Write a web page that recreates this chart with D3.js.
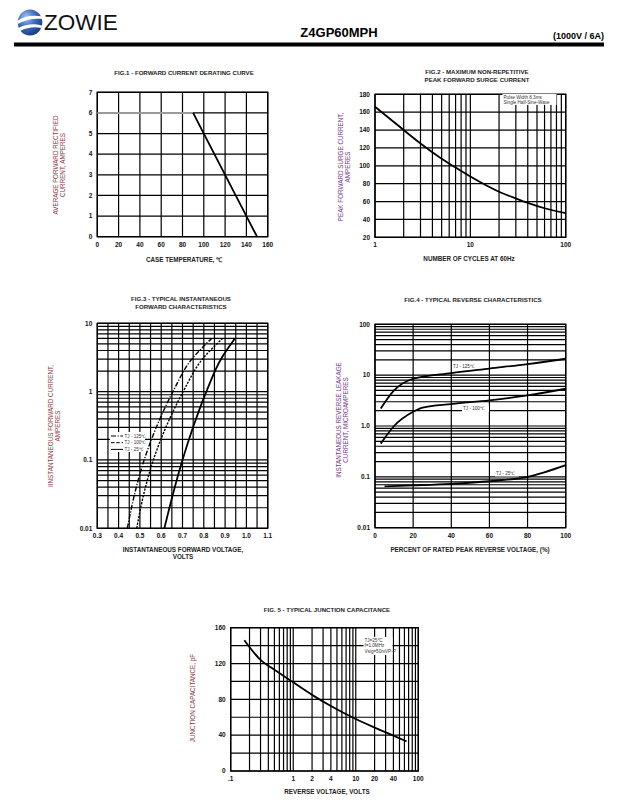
<!DOCTYPE html>
<html><head><meta charset="utf-8">
<script src="https://cdn.jsdelivr.net/npm/d3@7"></script>
<style>body{margin:0;background:#fff}svg{display:block}text{font-family:"Liberation Sans",Arial,sans-serif}</style>
</head><body><svg id="c" width="644" height="803"></svg>
<script>
// ---------- DATA ----------
const fig1XTicks=[0,20,40,60,80,100,120,140,160];
const fig1YTicks=[0,1,2,3,4,5,6,7];
const fig1FlatTemp=[0,90], fig1FlatCurrent=[6,6];
const fig1SlopeTemp=[90,100,120,140,150], fig1SlopeCurrent=[6,5,3,1,0];

const fig2XTicks=[1,10,100];
const fig2YTicks=[20,40,60,80,100,120,140,160,180];
const fig2Cycles=[1,2,3,5,7,10,20,30,40,60,100];
const fig2Current=[166,140,125,108,98,88,71,63.5,58.5,52.5,47];

const fig3XTicks=[0.3,0.4,0.5,0.6,0.7,0.8,0.9,1.0,1.1];
const fig3YTicks=[0.01,0.1,1,10];
const fig3Current=[0.01,0.0316,0.1,0.316,1,3.16,6];
const fig3Tj125V=[0.441,0.475,0.520,0.580,0.655,0.750,0.837];
const fig3Tj100V=[0.485,0.518,0.563,0.625,0.703,0.800,0.888];
const fig3Tj25V=[0.615,0.655,0.700,0.752,0.812,0.885,0.946];

const fig4XTicks=[0,20,40,60,80,100];
const fig4YTicks=[0.01,0.1,1.0,10,100];
const fig4YTickLabels=["0.01","0.1","1.0","10","100"];
const fig4Pct125=[3,10,20,40,60,80,100];
const fig4I125=[2.2,5.0,8.5,11,13.5,16.5,21];
const fig4Pct100=[3,10,20,25,40,60,80,100];
const fig4I100=[0.45,1.0,1.9,2.3,2.7,3.2,4.0,5.4];
const fig4Pct25=[5,20,40,60,80,100];
const fig4I25=[0.065,0.068,0.073,0.082,0.1,0.17];

const fig5XTicks=[0.1,1,2,4,10,20,40,100];
const fig5XTickLabels=[".1","1","2","4","10","20","40","100"];
const fig5YTicks=[0,40,80,120,160];
const fig5Voltage=[0.165,0.3,0.5,1,2,4,10,20,40,65];
const fig5Cap=[146,124,113,99,85,72.5,58,48.5,39.5,33];

// ---------- DRAW ----------
const svg=d3.select("#c");

// header
const defs=svg.append("defs");
const rg=defs.append("radialGradient").attr("id","globe").attr("cx","35%").attr("cy","30%").attr("r","80%");
rg.append("stop").attr("offset","0").attr("stop-color","#a8c8ee");
rg.append("stop").attr("offset","0.45").attr("stop-color","#3f6fc2");
rg.append("stop").attr("offset","1").attr("stop-color","#13307a");
svg.append("ellipse").attr("cx",30).attr("cy",22.5).attr("rx",12.3).attr("ry",13).attr("fill","url(#globe)");
svg.append("path").attr("d","M17.5,21 C24,16 33,15 42.5,16.5 L42.5,19 C34,18 25,19.5 17.8,24 Z").attr("fill","#fff");
svg.append("path").attr("d","M18.5,28 C26,24 34,23.5 42,25.5 L41.5,28 C34,26.5 27,27.5 20,31 Z").attr("fill","#fff");
svg.append("text").attr("x",44).attr("y",30).attr("font-size",22.5).attr("fill","#111").text("ZOWIE");
svg.append("text").attr("x",339).attr("y",37).attr("text-anchor","middle").attr("font-size",13).attr("font-weight","bold").text("Z4GP60MPH");
svg.append("text").attr("x",604).attr("y",39).attr("text-anchor","end").attr("font-size",9).attr("font-weight","bold").text("(1000V / 6A)");
svg.append("rect").attr("x",14).attr("y",42.5).attr("width",590).attr("height",4).attr("fill","#000");

function panel(o){
  const g=svg.append("g");
  const x=o.x, y=o.y;
  const [X0,X1]=x.range(), [Y1,Y0]=y.range();
  g.selectAll(null).data(o.vGrid).enter().append("line")
    .attr("x1",d=>x(d)).attr("x2",d=>x(d)).attr("y1",Y0).attr("y2",Y1)
    .attr("stroke","#000").attr("stroke-width",1.2);
  g.selectAll(null).data(o.hGrid).enter().append("line")
    .attr("x1",X0).attr("x2",X1).attr("y1",d=>y(d)).attr("y2",d=>y(d))
    .attr("stroke","#000").attr("stroke-width",1.2);
  g.append("rect").attr("x",X0).attr("y",Y0).attr("width",X1-X0).attr("height",Y1-Y0)
    .attr("fill","none").attr("stroke","#000").attr("stroke-width",1.4);
  g.selectAll(null).data(o.xTicks).enter().append("text")
    .attr("x",d=>x(d)).attr("y",Y1+10).attr("text-anchor","middle")
    .attr("font-size",6.5).attr("font-weight","bold").attr("fill","#111")
    .text((d,i)=>o.xLabels?o.xLabels[i]:d);
  g.selectAll(null).data(o.yTicks).enter().append("text")
    .attr("x",X0-5).attr("y",d=>y(d)+2.3).attr("text-anchor","end")
    .attr("font-size",6.5).attr("font-weight","bold").attr("fill","#111")
    .text((d,i)=>o.yLabels?o.yLabels[i]:d);
  o.title.forEach((t,i)=>g.append("text").attr("x",o.titleX).attr("y",o.titleY+i*7.5)
    .attr("text-anchor","middle").attr("font-size",6.1).attr("font-weight","bold").attr("fill","#222").text(t));
  o.xTitle.forEach((t,i)=>g.append("text").attr("x",o.xTitleX).attr("y",o.xTitleY+i*7)
    .attr("text-anchor","middle").attr("font-size",6.3).attr("font-weight","bold").attr("fill","#222").text(t));
  o.yTitle.forEach((t,i)=>g.append("text")
    .attr("transform",`translate(${o.yTitleX+i*6.5},${o.yTitleY}) rotate(-90)`)
    .attr("text-anchor","middle").attr("font-size",6.3).attr("fill",o.yColor).text(t));
  return g;
}
function curve(g,x,y,xs,ys,opt={}){
  const pts=xs.map((v,i)=>[x(v),y(ys[i])]);
  const c=opt.linear?d3.curveLinear:(opt.monoY?d3.curveMonotoneY:d3.curveMonotoneX);
  g.append("path").attr("d",d3.line().curve(c)(pts))
    .attr("fill","none").attr("stroke",opt.color||"#000").attr("stroke-width",opt.w||1.8)
    .attr("stroke-dasharray",opt.dash||null);
}
function note(g,x,y,lines,w,h,size){
  g.append("rect").attr("x",x-1).attr("y",y-size).attr("width",w).attr("height",h).attr("fill","#fff");
  lines.forEach((t,i)=>g.append("text").attr("x",x).attr("y",y+i*(size+1.2))
    .attr("font-size",size).attr("fill","#333").text(t));
}

// FIG 1
{
  const x=d3.scaleLinear().domain([0,160]).range([97.3,267.7]);
  const y=d3.scaleLinear().domain([0,7]).range([236.7,92.3]);
  const g=panel({x,y,vGrid:fig1XTicks,hGrid:fig1YTicks,xTicks:fig1XTicks,yTicks:fig1YTicks,
    title:["FIG.1 - FORWARD CURRENT DERATING CURVE"],titleX:184,titleY:75,
    xTitle:["CASE TEMPERATURE, \u2103"],xTitleX:184,xTitleY:262,
    yTitle:["AVERAGE FORWARD RECTIFIED","CURRENT, AMPERES"],yTitleX:58,yTitleY:165,yColor:"#8a3345"});
  curve(g,x,y,fig1FlatTemp,fig1FlatCurrent,{linear:true,color:"#9a9a9a",w:2});
  curve(g,x,y,fig1SlopeTemp,fig1SlopeCurrent,{linear:true,w:1.8});
}
// FIG 2
{
  const x=d3.scaleLog().domain([1,100]).range([375,565.7]);
  const y=d3.scaleLinear().domain([20,180]).range([237.3,94.3]);
  const g=panel({x,y,vGrid:x.ticks(),hGrid:fig2YTicks,xTicks:fig2XTicks,yTicks:fig2YTicks,
    title:["FIG.2 - MAXIMUM NON-REPETITIVE","PEAK FORWARD SURGE CURRENT"],titleX:477,titleY:74,
    xTitle:["NUMBER OF CYCLES AT 60Hz"],xTitleX:469,xTitleY:261,
    yTitle:["PEAK FORWARD SURGE CURRENT,","AMPERES"],yTitleX:343,yTitleY:167,yColor:"#74388a"});
  note(g,503.5,98.5,["Pulse Width 8.3ms","Single Half-Sine-Wave"],54,11,4.6);
  curve(g,x,y,fig2Cycles,fig2Current);
}
// FIG 3
{
  const x=d3.scaleLinear().domain([0.3,1.1]).range([97.3,267.7]);
  const y=d3.scaleLog().domain([0.01,10]).range([528.3,323.3]);
  const g=panel({x,y,vGrid:d3.range(17).map(i=>0.3+i*0.05),hGrid:y.ticks(),xTicks:fig3XTicks,
    xLabels:fig3XTicks.map(d=>d3.format(".1f")(d)),yTicks:fig3YTicks,yLabels:["0.01","0.1","1","10"],
    title:["FIG.3 - TYPICAL INSTANTANEOUS","FORWARD CHARACTERISTICS"],titleX:181,titleY:301,
    xTitle:["INSTANTANEOUS FORWARD VOLTAGE,","VOLTS"],xTitleX:183,xTitleY:552,
    yTitle:["IINSTANTANEOUS FORWARD CURRENT,","AMPERES"],yTitleX:53,yTitleY:426,yColor:"#8a3a45"});
  curve(g,x,y,fig3Tj125V,fig3Current,{dash:"5,1.6,1.2,1.6",w:1.4,monoY:true});
  curve(g,x,y,fig3Tj100V,fig3Current,{dash:"2.2,1.3",w:1.4,monoY:true});
  curve(g,x,y,fig3Tj25V,fig3Current,{w:1.8,monoY:true});
  const lg=g.append("g");
  lg.append("rect").attr("x",110).attr("y",432).attr("width",35).attr("height",20).attr("fill","#fff");
  [["5,1.6,1.2,1.6","TJ - 125\u2103"],["3.5,1.8","TJ - 100\u2103"],[null,"TJ - 25\u2103"]].forEach((d,i)=>{
    const yy=436+i*6.7;
    lg.append("line").attr("x1",111).attr("x2",123).attr("y1",yy).attr("y2",yy).attr("stroke","#000")
      .attr("stroke-width",1).attr("stroke-dasharray",d[0]);
    lg.append("text").attr("x",124.5).attr("y",yy+1.7).attr("font-size",4.6).attr("fill","#333").text(d[1]);
  });
}
// FIG 4
{
  const x=d3.scaleLinear().domain([0,100]).range([375,565.7]);
  const y=d3.scaleLog().domain([0.01,100]).range([527.7,324.3]);
  const g=panel({x,y,vGrid:fig4XTicks,hGrid:y.ticks(),xTicks:fig4XTicks,yTicks:fig4YTicks,yLabels:fig4YTickLabels,
    title:["FIG.4 - TYPICAL REVERSE CHARACTERISTICS"],titleX:473,titleY:302,
    xTitle:["PERCENT OF RATED PEAK REVERSE VOLTAGE, (%)"],xTitleX:470,xTitleY:552,
    yTitle:["INSTANTANEOUS REVERSE LEAKAGE","CURRENT, MICROAMPERES"],yTitleX:341,yTitleY:420,yColor:"#74388a"});
  note(g,453,368,["TJ - 125\u2103"],27,6.5,4.6);
  note(g,463,410,["TJ - 100\u2103"],27,6.5,4.6);
  note(g,496,474.5,["TJ - 25\u2103"],24,6.5,4.6);
  curve(g,x,y,fig4Pct125,fig4I125);
  curve(g,x,y,fig4Pct100,fig4I100);
  curve(g,x,y,fig4Pct25,fig4I25);
}
// FIG 5
{
  const x=d3.scaleLog().domain([0.1,100]).range([230.7,418.3]);
  const y=d3.scaleLinear().domain([0,160]).range([771,627.7]);
  const g=panel({x,y,vGrid:x.ticks(),hGrid:d3.range(9).map(i=>i*20),xTicks:fig5XTicks,xLabels:fig5XTickLabels,
    yTicks:fig5YTicks,
    title:["FIG. 5 - TYPICAL JUNCTION CAPACITANCE"],titleX:327,titleY:612,
    xTitle:["REVERSE VOLTAGE, VOLTS"],xTitleX:327,xTitleY:794,
    yTitle:["JUNCTION CAPACITANCE, pF"],yTitleX:195,yTitleY:698,yColor:"#8a3a45"});
  note(g,364.5,641.5,["TJ=25\u00b0C","f=1.0MHz","Vsig=50mVP-P"],29,18,4.6);
  curve(g,x,y,fig5Voltage,fig5Cap);
}
</script></body></html>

----

PROBLEM TO WORK ON :: Reproduce the data above word for word from its first line through the line that holds "const fig5Cap=[146,124,113,99,85,72.5,58,48.5,39.5,33];", both ends included; skip pictures.

FULL ANSWER ::
Write a web page that recreates this chart with D3.js.
<!DOCTYPE html>
<html><head><meta charset="utf-8">
<script src="https://cdn.jsdelivr.net/npm/d3@7"></script>
<style>body{margin:0;background:#fff}svg{display:block}text{font-family:"Liberation Sans",Arial,sans-serif}</style>
</head><body><svg id="c" width="644" height="803"></svg>
<script>
// ---------- DATA ----------
const fig1XTicks=[0,20,40,60,80,100,120,140,160];
const fig1YTicks=[0,1,2,3,4,5,6,7];
const fig1FlatTemp=[0,90], fig1FlatCurrent=[6,6];
const fig1SlopeTemp=[90,100,120,140,150], fig1SlopeCurrent=[6,5,3,1,0];

const fig2XTicks=[1,10,100];
const fig2YTicks=[20,40,60,80,100,120,140,160,180];
const fig2Cycles=[1,2,3,5,7,10,20,30,40,60,100];
const fig2Current=[166,140,125,108,98,88,71,63.5,58.5,52.5,47];

const fig3XTicks=[0.3,0.4,0.5,0.6,0.7,0.8,0.9,1.0,1.1];
const fig3YTicks=[0.01,0.1,1,10];
const fig3Current=[0.01,0.0316,0.1,0.316,1,3.16,6];
const fig3Tj125V=[0.441,0.475,0.520,0.580,0.655,0.750,0.837];
const fig3Tj100V=[0.485,0.518,0.563,0.625,0.703,0.800,0.888];
const fig3Tj25V=[0.615,0.655,0.700,0.752,0.812,0.885,0.946];

const fig4XTicks=[0,20,40,60,80,100];
const fig4YTicks=[0.01,0.1,1.0,10,100];
const fig4YTickLabels=["0.01","0.1","1.0","10","100"];
const fig4Pct125=[3,10,20,40,60,80,100];
const fig4I125=[2.2,5.0,8.5,11,13.5,16.5,21];
const fig4Pct100=[3,10,20,25,40,60,80,100];
const fig4I100=[0.45,1.0,1.9,2.3,2.7,3.2,4.0,5.4];
const fig4Pct25=[5,20,40,60,80,100];
const fig4I25=[0.065,0.068,0.073,0.082,0.1,0.17];

const fig5XTicks=[0.1,1,2,4,10,20,40,100];
const fig5XTickLabels=[".1","1","2","4","10","20","40","100"];
const fig5YTicks=[0,40,80,120,160];
const fig5Voltage=[0.165,0.3,0.5,1,2,4,10,20,40,65];
const fig5Cap=[146,124,113,99,85,72.5,58,48.5,39.5,33];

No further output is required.